Jail installs photo booth

The photo booths will allow inmates to have pictures with family members
The photo booths will allow inmates to have pictures with family members

A jail has installed a photo booth so inmates can take pictures with family members.


Prisoners at privately-run HMP Lowdham Grange can use the facility to capture group shots with relatives during visits.

The move was praised in an inspection report on the Nottinghamshire prison.

It said: "There was a photo booth for prisoners and their families to take a group photograph, which was another good innovation."

The prison's operator Serco said the photo booth was introduced in March last year as part of efforts to help families and children have a more positive experience of visiting their fathers.
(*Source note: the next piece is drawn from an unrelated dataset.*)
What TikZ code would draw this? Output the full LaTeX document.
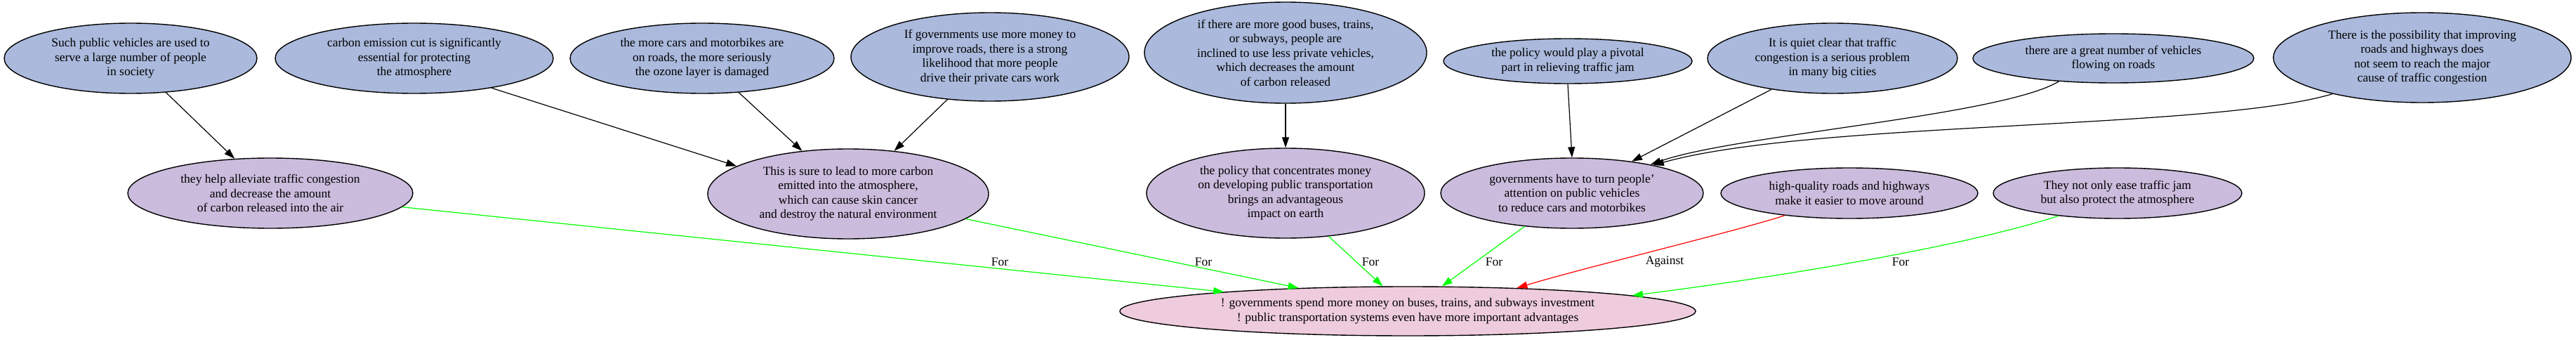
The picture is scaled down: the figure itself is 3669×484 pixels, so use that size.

Used more than 2,200 times, it has been "extremely popular", the firm added.

Following the trial at Lowdham Grange, Serco expects to introduce photo booths at its other prisons.

Ministers have highlighted the importance of enabling prisoners to keep up relationships with loved ones when behind bars.

Last month, the Government announced plans that will allow thousands more inmates in England and Wales to make phone calls from their cells.

The report from HM Inspectorate of Prisons also disclosed that Lowdham Grange introduced a "violence hotline" in an effort to improve safety.

Inmates can use the service to report concerns about violent or anti-social behaviour.

HMIP described the measure as an example of "good practice".

It said: "Prisoners could call to report concerns about violence and the safer custody team responded quickly.

"The team also worked with health care to offer support to prisoners who had been using illicit substances."

The inspection, which took place in August, found the number of violent incidents was high for a category B training prison, with 64 assaults on staff and 83 on prisoners in the last six months.

There had been 30 serious incidents involving weapons, some of which had resulted in puncture wounds and hospitalisation.

Most violence related to the trade of illicit drugs, the inspectorate said.

HMIP noted that the use of technology to scan mail for drugs was a "very useful" initiative but it said the practice of destroying all correspondence that indicated positive, including photographs and stamps, was "excessive".

Opened in 1998, Lowdham Grange holds up to 920 adult men.

Chief Inspector of Prisons Peter Clarke said: "Our findings at Lowdham Grange were adequate if inconsistent.

"There had been some progress but there was very much the sense that the prison was doing just enough.

"We did see some innovative practice, and recent improvements needed to be embedded."

Michael Spurr, chief executive of HM Prison & Probation Service, said: "Lowdham Grange holds a challenging long-term prisoner population.

"Serco are committed to improving performance at the prison and we will closely monitor their response to the recommendations in this report."

Mark Hanson, Serco contract director at Lowdham Grange, said: "We are pleased that this report highlights a number of areas of progress, good practice and innovation in the prison, particularly our new violence reduction programme.

"However, we know we have much more to do to address all the recommendations in the report and embed the improvements that we been making in recent months and we are working on these as a matter of urgency."